Here is my request body (json) for query
and rescore
with Elasticsearh:
request_body_1 = {
"size": s,
"query": {
"function_score": {
"functions": string_tokens_body,
"score_mode": "sum",
"boost_mode": "replace"
}
},
"rescore": {
"window_size": r, # Get top-r results from query phase for rescoring with Eucliean distance.
"query": {
"rescore_query": {
"function_score": {
"script_score": {
"script": {
"lang": "painless",
"source": """
def sum = 0.0 ;
for (def index = 0; index < params['_source']['embedding_vector'].length; index++) {
sum += Math.pow(params.query_vector[index] - doc['embedding_vector'][index], 2);
}
return(Math.sqrt(sum));
""",
"params": {
"query_vector": query_vector.tolist() # numpy array not working here.
}
}
},
"boost_mode": "replace"
}
},
"query_weight": 0, # Remove scores from query phase.

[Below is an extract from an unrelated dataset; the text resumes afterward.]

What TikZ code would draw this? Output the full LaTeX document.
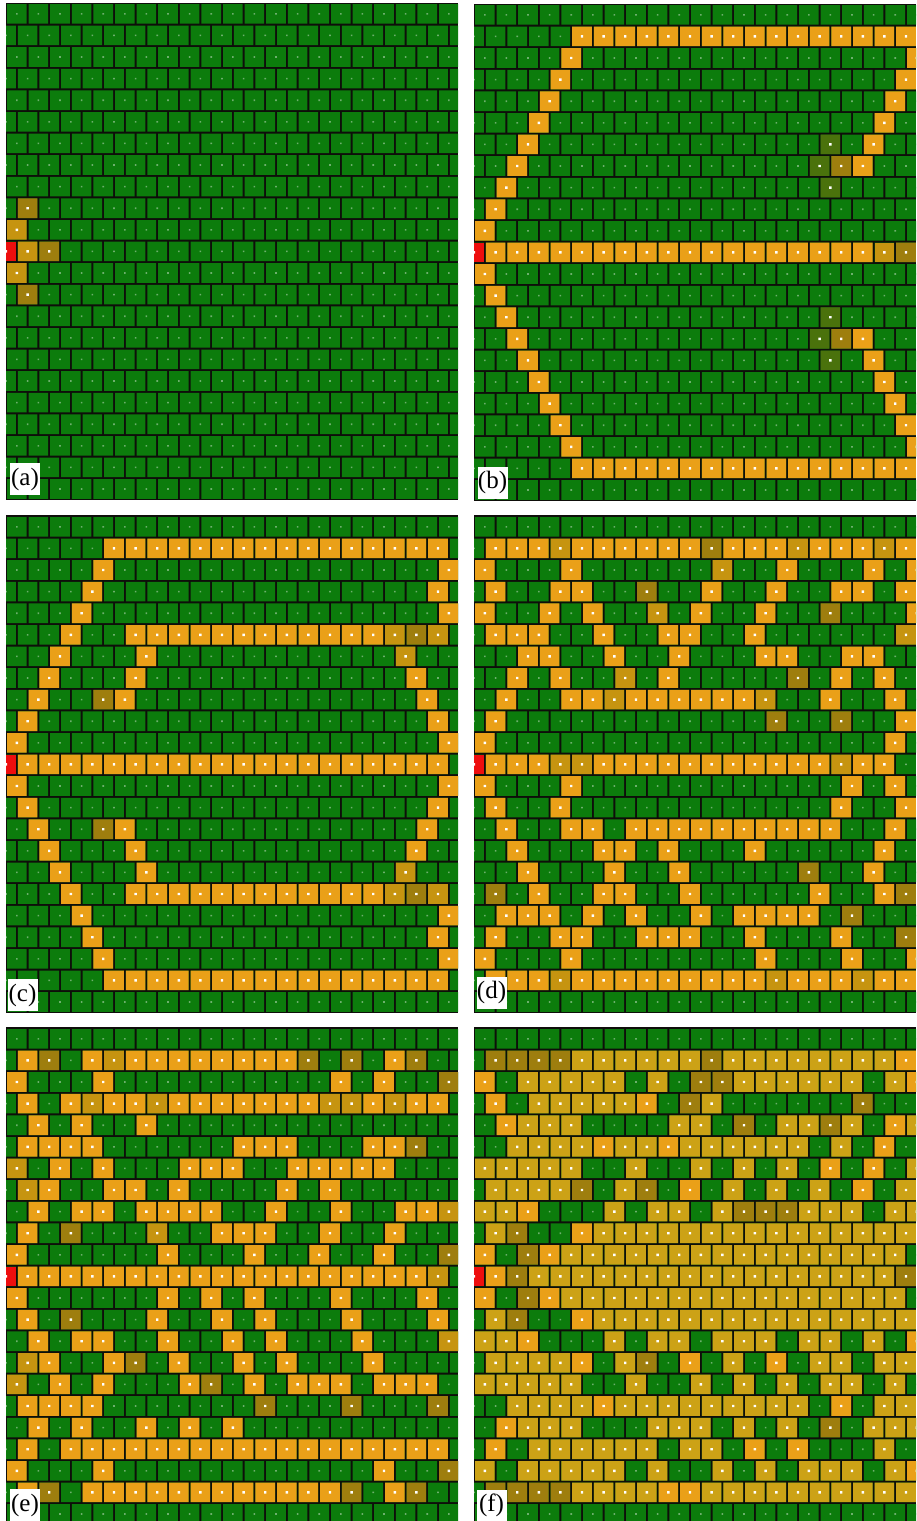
\documentclass[tikz,border=0pt]{standalone}
\usepackage{fontspec}
\setmainfont{Liberation Serif}
\definecolor{cG}{RGB}{12,124,12}
\definecolor{cO}{RGB}{234,160,24}
\definecolor{cY}{RGB}{198,148,16}
\definecolor{cD}{RGB}{158,126,14}
\definecolor{cH}{RGB}{74,114,12}
\definecolor{cK}{RGB}{204,162,22}
\definecolor{cR}{RGB}{238,14,14}
\definecolor{cB}{RGB}{14,14,10}
\tikzset{
  cellG/.style={fill=cG}, cellO/.style={fill=cO}, cellY/.style={fill=cY},
  cellD/.style={fill=cD}, cellH/.style={fill=cH}, cellK/.style={fill=cK},
  cellR/.style={fill=cR},
  gdot/.style={fill=cG!60!white},
  mdot/.style={fill=white},
  panelbg/.style={fill=cB},
  panellabel/.style={fill=white, inner sep=0pt, minimum width=30pt,
    minimum height=32pt, font=\fontsize{25}{25}\selectfont},
}
\ExplSyntaxOn
\int_new:N \l_rs_col_int
\clist_map_inline:nn {O,Y,D,H,K,R,dot} { \tl_new:c {l_rs_#1_tl} }
\cs_new_protected:Npn \rs_cell:nnnnn #1#2#3#4#5
 {
   \str_if_eq:nnF {#5}{G}
    {
      \pgfmathsetmacro\rsx{#1+(#4)*21.6-mod(#3,2)*10.8}
      \pgfmathsetmacro\rsy{#2+(#3)*21.6}
      \tl_put_right:cx {l_rs_#5_tl} { (\rsx,\rsy) ~ rectangle ~ ++(19.6,19.6) ~ }
      \tl_put_right:Nx \l_rs_dot_tl { (\rsx+8.6,\rsy+8.6) ~ rectangle ~ ++(2.4,2.4) ~ }
    }
 }
\NewDocumentCommand\cellrow{mmmm}
 {
   \int_zero:N \l_rs_col_int
   \tl_map_inline:nn {#4}
    {
      \rs_cell:nnnnn {#1}{#2}{#3}{\int_use:N \l_rs_col_int}{##1}
      \int_incr:N \l_rs_col_int
    }
 }
\cs_new_protected:Npn \rs_dofill:nn #1#2 { \fill[#1] #2 ; }
\cs_generate_variant:Nn \rs_dofill:nn { nv }
\cs_new_protected:Npn \rs_flushone:nn #1#2
 {
   \tl_if_empty:cF {l_rs_#1_tl} { \rs_dofill:nv {#2} {l_rs_#1_tl} }
   \tl_clear:c {l_rs_#1_tl}
 }
\NewDocumentCommand\flushcells{}
 {
   \clist_map_inline:nn {O,Y,D,H,K,R} { \rs_flushone:nn {##1}{cell##1} }
   \rs_flushone:nn {dot}{mdot}
 }
\ExplSyntaxOff
\newcommand\mrow[4]{\cellrow{#1}{#2}{#3}{#4}\cellrow{#1}{#2}{22-#3}{#4}}
\newcommand\basegrid[2]{%
  \foreach \r in {0,...,22}{%
    \pgfmathsetmacro\by{#2+\r*21.6}%
    \pgfmathsetmacro\bo{#1-mod(\r,2)*10.8}%
    \fill[cellG] \foreach \c in {0,...,21}{(\bo+\c*21.6,\by) rectangle ++(19.6,19.6)};
    \fill[gdot] \foreach \c in {0,...,21}{(\bo+\c*21.6+9,\by+9) rectangle ++(1.6,1.6)};
  }}
\begin{document}
\begin{tikzpicture}[x=1pt,y=-1pt]
\useasboundingbox (0,0) rectangle (916,1521);
\fill[white] (0,0) rectangle (916,1521);
% ---------- (a)
\begin{scope}
\clip (6,3) rectangle (458,500);
\fill[panelbg] (6,3) rectangle (458,500);
\basegrid{7}{4}
\cellrow{7}{4}{9}{GD}
\cellrow{7}{4}{10}{Y}
\cellrow{7}{4}{11}{RYD}
\cellrow{7}{4}{12}{Y}
\cellrow{7}{4}{13}{GD}
\flushcells
\end{scope}
% ---------- (b)
\begin{scope}
\clip (474,3.5) rectangle (916,501);
\fill[panelbg] (474,3.5) rectangle (916,501);
\basegrid{475}{5}
\mrow{475}{5}{1}{GGGGG OOOOO OOOOO OOOOO OO}
\mrow{475}{5}{2}{GGGGO GGGGG GGGGG GGGGG O}
\mrow{475}{5}{3}{GGGGO GGGGG GGGGG GGGGG OG}
\mrow{475}{5}{4}{GGGOG GGGGG GGGGG GGGGO G}
\mrow{475}{5}{5}{GGGOG GGGGG GGGGG GGGGO GG}
\mrow{475}{5}{6}{GGOGG GGGGG GGGGG GHGOG G}
\mrow{475}{5}{7}{GGOGG GGGGG GGGGG GHDOG GG}
\mrow{475}{5}{8}{GOGGG GGGGG GGGGG GHGGG G}
\mrow{475}{5}{9}{GO}
\mrow{475}{5}{10}{O}
\cellrow{475}{5}{11}{ROOOO OOOOO OOOOO OOOOY DD}
\flushcells
\end{scope}
% ---------- (c)
\begin{scope}
\clip (6,515) rectangle (458,1013);
\fill[panelbg] (6,515) rectangle (458,1013);
\basegrid{7}{517}
\mrow{7}{517}{1}{GGGGG OOOOO OOOOO OOOOO OG}
\mrow{7}{517}{2}{GGGGO GGGGG GGGGG GGGGG O}
\mrow{7}{517}{3}{GGGGO GGGGG GGGGG GGGGG OG}
\mrow{7}{517}{4}{GGGOG GGGGG GGGGG GGGGG O}
\mrow{7}{517}{5}{GGGOG GOOOO OOOOO OOOYD YG}
\mrow{7}{517}{6}{GGOGG GOGGG GGGGG GGGYG G}
\mrow{7}{517}{7}{GGOGG GOGGG GGGGG GGGGO GG}
\mrow{7}{517}{8}{GOGGD OGGGG GGGGG GGGGO G}
\mrow{7}{517}{9}{GOGGG GGGGG GGGGG GGGGG OG}
\mrow{7}{517}{10}{OGGGG GGGGG GGGGG GGGGG O}
\cellrow{7}{517}{11}{ROOOO OOOOO OOOOO OOOOO OG}
\flushcells
\end{scope}
% ---------- (d)
\begin{scope}
\clip (474,515) rectangle (916,1013);
\fill[panelbg] (474,515) rectangle (916,1013);
\basegrid{475}{517}
\cellrow{475}{517}{1}{GOOOY OOOOO ODOOO YOOOY OO}
\cellrow{475}{517}{2}{OGGGO GGGGG GYGGO GGGOG O}
\cellrow{475}{517}{3}{GOGGO OGGDG GOGGO GGOOG OG}
\cellrow{475}{517}{4}{OGGOG OGGYG OGGOG GDGGG O}
\cellrow{475}{517}{5}{GOOOG GOGGO OGGOG GGGGG YG}
\cellrow{475}{517}{6}{GGOOG GOGGO GGGOO GGOOG G}
\cellrow{475}{517}{7}{GGOGO GGYGO GGGGG DGOGO GG}
\cellrow{475}{517}{8}{GOGGO OYOOO OOOYG GOGGO G}
\cellrow{475}{517}{9}{GOGGG GGGGG GGGGD GGDGG OG}
\cellrow{475}{517}{10}{OGGGG GGGGG GGGGG GGGGO G}
\cellrow{475}{517}{11}{ROOOY YOOOO OOOOO OOYOO GG}
\cellrow{475}{517}{12}{OGGGO GGGGG GGGGG GGOGO G}
\cellrow{475}{517}{13}{GOGGO GGGGG GGGGG GGOGG OG}
\cellrow{475}{517}{14}{GOGGO OGOOO OOOOO OOGGO G}
\cellrow{475}{517}{15}{GGOGG GOOGO GGGOG GGGGO GG}
\cellrow{475}{517}{16}{GGOGG GOGGO GGGGG DGGOG G}
\cellrow{475}{517}{17}{GDGOG GOOGG OGGGG GOGGO D}
\cellrow{475}{517}{18}{GOOOG OGOGG OGOOO OGDGG G}
\cellrow{475}{517}{19}{GOGGO OGGOO OGGOG GGOGG D}
\cellrow{475}{517}{20}{OGGGO GGGGG GGGOG GGOGG O}
\cellrow{475}{517}{21}{GOOOY OOOOO OOOOY OOOYO OO}
\flushcells
\end{scope}
% ---------- (e)
\begin{scope}
\clip (6,1027) rectangle (458,1521);
\fill[panelbg] (6,1027) rectangle (458,1521);
\basegrid{7}{1029}
\cellrow{7}{1029}{1}{GODGO YOOOO OOOOD GDGOD GG}
\cellrow{7}{1029}{2}{OGGGO GGGGG GGGGG OGOGG D}
\cellrow{7}{1029}{3}{GOGOY OOYOO OOOOO YYOYO OG}
\cellrow{7}{1029}{4}{GOGOG GO}
\cellrow{7}{1029}{5}{GOOOO GGGGG GOOOG GGOOD G}
\cellrow{7}{1029}{6}{YGOGO GGGOO OGGOO OOOGG G}
\cellrow{7}{1029}{7}{GYOGG OOGOG GGGOG OGGGG GG}
\cellrow{7}{1029}{8}{GOGOO GOOOO GGOGG OGGOO Y}
\cellrow{7}{1029}{9}{GOGDG GGYGG OOOGG OGGOG GG}
\cellrow{7}{1029}{10}{OGGGG GGOGG GOGGO GGOGG D}
\cellrow{7}{1029}{11}{ROOOO OOOOO OOOOO OOOOO YG}
\cellrow{7}{1029}{12}{OGGGG GGOGO GOGGG OGGGO G}
\cellrow{7}{1029}{13}{GOGDG GGOGG OGOGG GOGGG OG}
\cellrow{7}{1029}{14}{GOGOO GGOGG OGOGG GOGGG Y}
\cellrow{7}{1029}{15}{GYOGG ODGOG GOGOG GGOGG GG}
\cellrow{7}{1029}{16}{YGOGO GGGOD GOGOO OGOOO G}
\cellrow{7}{1029}{17}{GOOOO GGGGG GGDGG GDGGG DG}
\cellrow{7}{1029}{18}{GOGOG GOGOG O}
\cellrow{7}{1029}{19}{GOGOO OOOOO OOOOO OOOOO OG}
\cellrow{7}{1029}{20}{OGGGO GGGGG GGGGG GGOGG D}
\cellrow{7}{1029}{21}{GODGO OOOOO OOOOO ODGOD GG}
\flushcells
\end{scope}
% ---------- (f)
\begin{scope}
\clip (474,1027) rectangle (916,1521);
\fill[panelbg] (474,1027) rectangle (916,1521);
\basegrid{475}{1029}
\cellrow{475}{1029}{1}{GDDDD KKKKK KDKKK KKKKK OK}
\cellrow{475}{1029}{2}{OGKKK KKGKG DDKKK KKKGK O}
\cellrow{475}{1029}{3}{GOGKK KKKOG DKGGG GGGDG GG}
\cellrow{475}{1029}{4}{GOKKK GGGGK KGDGK KDKGO K}
\cellrow{475}{1029}{5}{GGKKK KOKKO KKKKK KGKGO GG}
\cellrow{475}{1029}{6}{KKKKK GGKGG KGKGK GOGOG K}
\cellrow{475}{1029}{7}{GKKKK DGKDG OGKGK GKGOG KK}
\cellrow{475}{1029}{8}{KKOGG GKGKK GKDDD KKKGK K}
\cellrow{475}{1029}{9}{GKDGG OKKKK KKKKK KKKKK KK}
\cellrow{475}{1029}{10}{OGDOK KKKKK KKKKK KKKKK G}
\cellrow{475}{1029}{11}{RODKK KKKKK KKKKK KKKKK DK}
\cellrow{475}{1029}{12}{OGDOK KKKKK KKKKK KKKKK G}
\cellrow{475}{1029}{13}{GKDGG OKKKK KKKKK KKKKK KO}
\cellrow{475}{1029}{14}{KKOGG GKGKK GKKKG KKGKG O}
\cellrow{475}{1029}{15}{GKKKK OGKDG OGKGO GKKGK KG}
\cellrow{475}{1029}{16}{KKKKK GGKGG KGKGK GKKGK G}
\cellrow{475}{1029}{17}{GGKKK KOKKK KKKKK KGOGK KG}
\cellrow{475}{1029}{18}{GOKKK GGGKK KGKGK GDGKK K}
\cellrow{475}{1029}{19}{GOGKK KKKKG KKGOG OGGGK GG}
\cellrow{475}{1029}{20}{KGKKK KKGKG GKGKG KKKGK O}
\cellrow{475}{1029}{21}{GDDDD KKKKO OKKKK KKKKK KK}
\flushcells
\end{scope}
% ---------- labels
\node[panellabel] (la) at (25,479) {(a)};
\node[panellabel] (lb) at (492.5,482.5) {(b)};
\node[panellabel] (lc) at (22.5,995) {(c)};
\node[panellabel] (ld) at (491.5,992.5) {(d)};
\node[panellabel] (le) at (25,1505) {(e)};
\node[panellabel] (lf) at (491.5,1505.5) {(f)};
\end{tikzpicture}
\end{document}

"rescore_query_weight": 1 # Just calculate scores according to *rescoring phase*.
}
}
}
Here is an example my document for indexing to Elasticsearch:
{
"index": "my_project",
"type": "_doc",
"id": 1,
"source": {
"embedding_vector": [1.12, 2.24, 3,34, 4,45],
"other_field": "other_datatypes"
}
}
How can I solve this problem ?
Thanks in advance for any reply of you.